### DATASET EXCERPT
►

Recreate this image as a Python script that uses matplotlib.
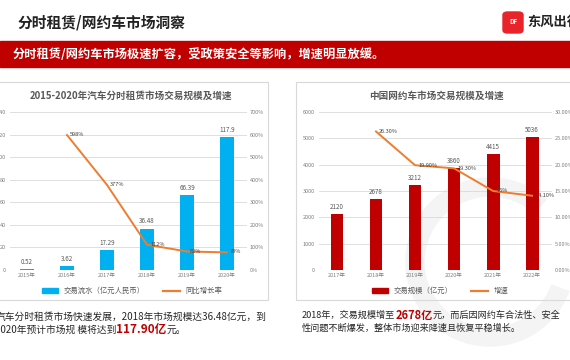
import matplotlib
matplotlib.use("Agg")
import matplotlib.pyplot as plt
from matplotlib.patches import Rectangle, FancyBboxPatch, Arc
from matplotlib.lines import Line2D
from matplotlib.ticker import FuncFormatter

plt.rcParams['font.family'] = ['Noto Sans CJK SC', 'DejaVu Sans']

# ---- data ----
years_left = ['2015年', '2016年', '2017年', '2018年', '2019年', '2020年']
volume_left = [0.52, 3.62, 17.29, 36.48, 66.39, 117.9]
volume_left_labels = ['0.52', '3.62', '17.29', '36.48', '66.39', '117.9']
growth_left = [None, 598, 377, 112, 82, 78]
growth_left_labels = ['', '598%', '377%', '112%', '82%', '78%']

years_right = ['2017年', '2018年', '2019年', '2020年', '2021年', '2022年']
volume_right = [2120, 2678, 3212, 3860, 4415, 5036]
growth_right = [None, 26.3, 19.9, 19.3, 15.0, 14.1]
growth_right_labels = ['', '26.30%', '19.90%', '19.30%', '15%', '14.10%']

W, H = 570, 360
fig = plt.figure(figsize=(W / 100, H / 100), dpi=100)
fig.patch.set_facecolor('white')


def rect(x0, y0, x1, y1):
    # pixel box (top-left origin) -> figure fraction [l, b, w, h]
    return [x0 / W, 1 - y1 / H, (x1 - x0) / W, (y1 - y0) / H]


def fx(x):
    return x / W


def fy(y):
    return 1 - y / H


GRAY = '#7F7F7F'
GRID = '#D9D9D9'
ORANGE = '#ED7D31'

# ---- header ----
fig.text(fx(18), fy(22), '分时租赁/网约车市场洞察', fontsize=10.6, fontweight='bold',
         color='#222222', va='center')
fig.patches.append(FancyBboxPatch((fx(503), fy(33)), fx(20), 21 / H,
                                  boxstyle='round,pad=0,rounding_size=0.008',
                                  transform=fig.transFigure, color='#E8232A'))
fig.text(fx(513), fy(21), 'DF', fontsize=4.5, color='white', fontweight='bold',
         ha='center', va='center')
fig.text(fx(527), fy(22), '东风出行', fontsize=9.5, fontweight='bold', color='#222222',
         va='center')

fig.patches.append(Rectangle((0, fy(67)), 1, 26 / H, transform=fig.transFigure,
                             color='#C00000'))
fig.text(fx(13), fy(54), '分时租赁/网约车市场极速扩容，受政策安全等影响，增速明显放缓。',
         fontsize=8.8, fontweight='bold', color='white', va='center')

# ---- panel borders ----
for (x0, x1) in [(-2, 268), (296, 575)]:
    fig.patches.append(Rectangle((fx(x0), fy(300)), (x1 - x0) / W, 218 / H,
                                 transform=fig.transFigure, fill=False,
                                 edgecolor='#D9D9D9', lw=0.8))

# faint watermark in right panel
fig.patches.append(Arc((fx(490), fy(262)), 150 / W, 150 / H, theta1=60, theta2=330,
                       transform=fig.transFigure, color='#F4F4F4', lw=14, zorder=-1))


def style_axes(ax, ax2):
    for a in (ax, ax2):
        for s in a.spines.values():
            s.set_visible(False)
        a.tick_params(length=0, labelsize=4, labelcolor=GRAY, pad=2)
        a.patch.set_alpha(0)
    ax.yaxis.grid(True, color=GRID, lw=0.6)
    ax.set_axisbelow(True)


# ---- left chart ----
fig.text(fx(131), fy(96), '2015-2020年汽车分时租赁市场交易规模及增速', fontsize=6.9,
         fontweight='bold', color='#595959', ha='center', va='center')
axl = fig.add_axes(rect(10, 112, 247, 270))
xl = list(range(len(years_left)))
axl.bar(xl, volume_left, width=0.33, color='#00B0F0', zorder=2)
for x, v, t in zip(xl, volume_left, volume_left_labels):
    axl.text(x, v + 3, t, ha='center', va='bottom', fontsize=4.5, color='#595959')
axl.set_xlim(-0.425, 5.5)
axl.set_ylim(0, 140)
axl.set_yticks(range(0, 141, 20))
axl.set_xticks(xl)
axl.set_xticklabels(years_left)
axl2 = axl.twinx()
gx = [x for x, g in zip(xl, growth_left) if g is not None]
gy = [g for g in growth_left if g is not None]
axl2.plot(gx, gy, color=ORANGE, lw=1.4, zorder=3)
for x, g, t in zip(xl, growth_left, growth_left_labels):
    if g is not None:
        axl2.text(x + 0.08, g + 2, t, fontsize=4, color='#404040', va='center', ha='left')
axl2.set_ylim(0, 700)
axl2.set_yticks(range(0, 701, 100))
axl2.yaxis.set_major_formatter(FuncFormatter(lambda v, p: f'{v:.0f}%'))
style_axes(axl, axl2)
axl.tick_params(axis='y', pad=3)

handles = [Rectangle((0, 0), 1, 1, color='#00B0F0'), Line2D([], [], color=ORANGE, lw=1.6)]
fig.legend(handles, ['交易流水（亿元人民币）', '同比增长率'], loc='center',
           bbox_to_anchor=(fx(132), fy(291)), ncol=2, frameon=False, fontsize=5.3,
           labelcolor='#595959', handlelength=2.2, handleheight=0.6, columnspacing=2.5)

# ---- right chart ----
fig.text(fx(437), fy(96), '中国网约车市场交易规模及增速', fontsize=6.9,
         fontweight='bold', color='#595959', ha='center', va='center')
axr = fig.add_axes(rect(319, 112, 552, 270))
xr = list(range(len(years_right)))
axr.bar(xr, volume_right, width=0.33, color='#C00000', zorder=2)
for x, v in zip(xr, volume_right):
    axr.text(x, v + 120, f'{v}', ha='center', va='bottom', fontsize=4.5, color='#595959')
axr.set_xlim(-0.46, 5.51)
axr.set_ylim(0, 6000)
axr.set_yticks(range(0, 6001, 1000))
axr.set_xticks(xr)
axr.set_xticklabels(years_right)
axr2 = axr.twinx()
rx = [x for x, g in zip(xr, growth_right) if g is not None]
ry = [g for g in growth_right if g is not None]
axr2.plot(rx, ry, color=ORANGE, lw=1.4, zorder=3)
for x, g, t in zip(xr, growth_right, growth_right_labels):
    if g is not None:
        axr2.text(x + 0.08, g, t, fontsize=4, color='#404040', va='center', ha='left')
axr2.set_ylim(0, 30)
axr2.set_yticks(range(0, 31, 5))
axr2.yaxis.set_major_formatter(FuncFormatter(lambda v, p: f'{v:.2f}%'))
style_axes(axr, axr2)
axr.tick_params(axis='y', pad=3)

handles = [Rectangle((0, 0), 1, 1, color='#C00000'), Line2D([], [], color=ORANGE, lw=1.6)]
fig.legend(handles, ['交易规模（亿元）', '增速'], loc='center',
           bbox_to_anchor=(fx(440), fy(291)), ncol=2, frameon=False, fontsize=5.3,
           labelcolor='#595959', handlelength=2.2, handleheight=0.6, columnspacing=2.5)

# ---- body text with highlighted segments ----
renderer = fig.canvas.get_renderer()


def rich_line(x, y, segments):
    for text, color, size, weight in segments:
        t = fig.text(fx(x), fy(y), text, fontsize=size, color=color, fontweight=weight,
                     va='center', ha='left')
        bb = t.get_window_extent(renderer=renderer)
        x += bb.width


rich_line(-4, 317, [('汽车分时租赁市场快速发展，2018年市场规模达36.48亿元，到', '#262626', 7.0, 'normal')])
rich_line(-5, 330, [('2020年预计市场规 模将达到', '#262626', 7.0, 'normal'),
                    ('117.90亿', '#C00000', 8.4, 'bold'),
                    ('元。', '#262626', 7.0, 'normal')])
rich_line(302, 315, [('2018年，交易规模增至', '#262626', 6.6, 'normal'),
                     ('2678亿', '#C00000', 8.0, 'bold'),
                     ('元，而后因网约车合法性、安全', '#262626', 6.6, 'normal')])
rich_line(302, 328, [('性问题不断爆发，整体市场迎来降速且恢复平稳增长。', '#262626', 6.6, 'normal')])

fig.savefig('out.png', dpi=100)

◄

### TASK OBJECTIVE
Omit the pictures and output all of the other material exactly.

### SOLUTION FOR THIS EXERCISE
Recreate this image as a Python script that uses matplotlib.
import matplotlib
matplotlib.use("Agg")
import matplotlib.pyplot as plt
from matplotlib.patches import Rectangle, FancyBboxPatch, Arc
from matplotlib.lines import Line2D
from matplotlib.ticker import FuncFormatter

plt.rcParams['font.family'] = ['Noto Sans CJK SC', 'DejaVu Sans']

# ---- data ----
years_left = ['2015年', '2016年', '2017年', '2018年', '2019年', '2020年']
volume_left = [0.52, 3.62, 17.29, 36.48, 66.39, 117.9]
volume_left_labels = ['0.52', '3.62', '17.29', '36.48', '66.39', '117.9']
growth_left = [None, 598, 377, 112, 82, 78]
growth_left_labels = ['', '598%', '377%', '112%', '82%', '78%']

years_right = ['2017年', '2018年', '2019年', '2020年', '2021年', '2022年']
volume_right = [2120, 2678, 3212, 3860, 4415, 5036]
growth_right = [None, 26.3, 19.9, 19.3, 15.0, 14.1]
growth_right_labels = ['', '26.30%', '19.90%', '19.30%', '15%', '14.10%']

W, H = 570, 360
fig = plt.figure(figsize=(W / 100, H / 100), dpi=100)
fig.patch.set_facecolor('white')


def rect(x0, y0, x1, y1):
    # pixel box (top-left origin) -> figure fraction [l, b, w, h]
    return [x0 / W, 1 - y1 / H, (x1 - x0) / W, (y1 - y0) / H]


def fx(x):
    return x / W


def fy(y):
    return 1 - y / H


GRAY = '#7F7F7F'
GRID = '#D9D9D9'
ORANGE = '#ED7D31'

# ---- header ----
fig.text(fx(18), fy(22), '分时租赁/网约车市场洞察', fontsize=10.6, fontweight='bold',
         color='#222222', va='center')
fig.patches.append(FancyBboxPatch((fx(503), fy(33)), fx(20), 21 / H,
                                  boxstyle='round,pad=0,rounding_size=0.008',
                                  transform=fig.transFigure, color='#E8232A'))
fig.text(fx(513), fy(21), 'DF', fontsize=4.5, color='white', fontweight='bold',
         ha='center', va='center')
fig.text(fx(527), fy(22), '东风出行', fontsize=9.5, fontweight='bold', color='#222222',
         va='center')

fig.patches.append(Rectangle((0, fy(67)), 1, 26 / H, transform=fig.transFigure,
                             color='#C00000'))
fig.text(fx(13), fy(54), '分时租赁/网约车市场极速扩容，受政策安全等影响，增速明显放缓。',
         fontsize=8.8, fontweight='bold', color='white', va='center')

# ---- panel borders ----
for (x0, x1) in [(-2, 268), (296, 575)]:
    fig.patches.append(Rectangle((fx(x0), fy(300)), (x1 - x0) / W, 218 / H,
                                 transform=fig.transFigure, fill=False,
                                 edgecolor='#D9D9D9', lw=0.8))

# faint watermark in right panel
fig.patches.append(Arc((fx(490), fy(262)), 150 / W, 150 / H, theta1=60, theta2=330,
                       transform=fig.transFigure, color='#F4F4F4', lw=14, zorder=-1))


def style_axes(ax, ax2):
    for a in (ax, ax2):
        for s in a.spines.values():
            s.set_visible(False)
        a.tick_params(length=0, labelsize=4, labelcolor=GRAY, pad=2)
        a.patch.set_alpha(0)
    ax.yaxis.grid(True, color=GRID, lw=0.6)
    ax.set_axisbelow(True)


# ---- left chart ----
fig.text(fx(131), fy(96), '2015-2020年汽车分时租赁市场交易规模及增速', fontsize=6.9,
         fontweight='bold', color='#595959', ha='center', va='center')
axl = fig.add_axes(rect(10, 112, 247, 270))
xl = list(range(len(years_left)))
axl.bar(xl, volume_left, width=0.33, color='#00B0F0', zorder=2)
for x, v, t in zip(xl, volume_left, volume_left_labels):
    axl.text(x, v + 3, t, ha='center', va='bottom', fontsize=4.5, color='#595959')
axl.set_xlim(-0.425, 5.5)
axl.set_ylim(0, 140)
axl.set_yticks(range(0, 141, 20))
axl.set_xticks(xl)
axl.set_xticklabels(years_left)
axl2 = axl.twinx()
gx = [x for x, g in zip(xl, growth_left) if g is not None]
gy = [g for g in growth_left if g is not None]
axl2.plot(gx, gy, color=ORANGE, lw=1.4, zorder=3)
for x, g, t in zip(xl, growth_left, growth_left_labels):
    if g is not None:
        axl2.text(x + 0.08, g + 2, t, fontsize=4, color='#404040', va='center', ha='left')
axl2.set_ylim(0, 700)
axl2.set_yticks(range(0, 701, 100))
axl2.yaxis.set_major_formatter(FuncFormatter(lambda v, p: f'{v:.0f}%'))
style_axes(axl, axl2)
axl.tick_params(axis='y', pad=3)

handles = [Rectangle((0, 0), 1, 1, color='#00B0F0'), Line2D([], [], color=ORANGE, lw=1.6)]
fig.legend(handles, ['交易流水（亿元人民币）', '同比增长率'], loc='center',
           bbox_to_anchor=(fx(132), fy(291)), ncol=2, frameon=False, fontsize=5.3,
           labelcolor='#595959', handlelength=2.2, handleheight=0.6, columnspacing=2.5)

# ---- right chart ----
fig.text(fx(437), fy(96), '中国网约车市场交易规模及增速', fontsize=6.9,
         fontweight='bold', color='#595959', ha='center', va='center')
axr = fig.add_axes(rect(319, 112, 552, 270))
xr = list(range(len(years_right)))
axr.bar(xr, volume_right, width=0.33, color='#C00000', zorder=2)
for x, v in zip(xr, volume_right):
    axr.text(x, v + 120, f'{v}', ha='center', va='bottom', fontsize=4.5, color='#595959')
axr.set_xlim(-0.46, 5.51)
axr.set_ylim(0, 6000)
axr.set_yticks(range(0, 6001, 1000))
axr.set_xticks(xr)
axr.set_xticklabels(years_right)
axr2 = axr.twinx()
rx = [x for x, g in zip(xr, growth_right) if g is not None]
ry = [g for g in growth_right if g is not None]
axr2.plot(rx, ry, color=ORANGE, lw=1.4, zorder=3)
for x, g, t in zip(xr, growth_right, growth_right_labels):
    if g is not None:
        axr2.text(x + 0.08, g, t, fontsize=4, color='#404040', va='center', ha='left')
axr2.set_ylim(0, 30)
axr2.set_yticks(range(0, 31, 5))
axr2.yaxis.set_major_formatter(FuncFormatter(lambda v, p: f'{v:.2f}%'))
style_axes(axr, axr2)
axr.tick_params(axis='y', pad=3)

handles = [Rectangle((0, 0), 1, 1, color='#C00000'), Line2D([], [], color=ORANGE, lw=1.6)]
fig.legend(handles, ['交易规模（亿元）', '增速'], loc='center',
           bbox_to_anchor=(fx(440), fy(291)), ncol=2, frameon=False, fontsize=5.3,
           labelcolor='#595959', handlelength=2.2, handleheight=0.6, columnspacing=2.5)

# ---- body text with highlighted segments ----
renderer = fig.canvas.get_renderer()


def rich_line(x, y, segments):
    for text, color, size, weight in segments:
        t = fig.text(fx(x), fy(y), text, fontsize=size, color=color, fontweight=weight,
                     va='center', ha='left')
        bb = t.get_window_extent(renderer=renderer)
        x += bb.width


rich_line(-4, 317, [('汽车分时租赁市场快速发展，2018年市场规模达36.48亿元，到', '#262626', 7.0, 'normal')])
rich_line(-5, 330, [('2020年预计市场规 模将达到', '#262626', 7.0, 'normal'),
                    ('117.90亿', '#C00000', 8.4, 'bold'),
                    ('元。', '#262626', 7.0, 'normal')])
rich_line(302, 315, [('2018年，交易规模增至', '#262626', 6.6, 'normal'),
                     ('2678亿', '#C00000', 8.0, 'bold'),
                     ('元，而后因网约车合法性、安全', '#262626', 6.6, 'normal')])
rich_line(302, 328, [('性问题不断爆发，整体市场迎来降速且恢复平稳增长。', '#262626', 6.6, 'normal')])

fig.savefig('out.png', dpi=100)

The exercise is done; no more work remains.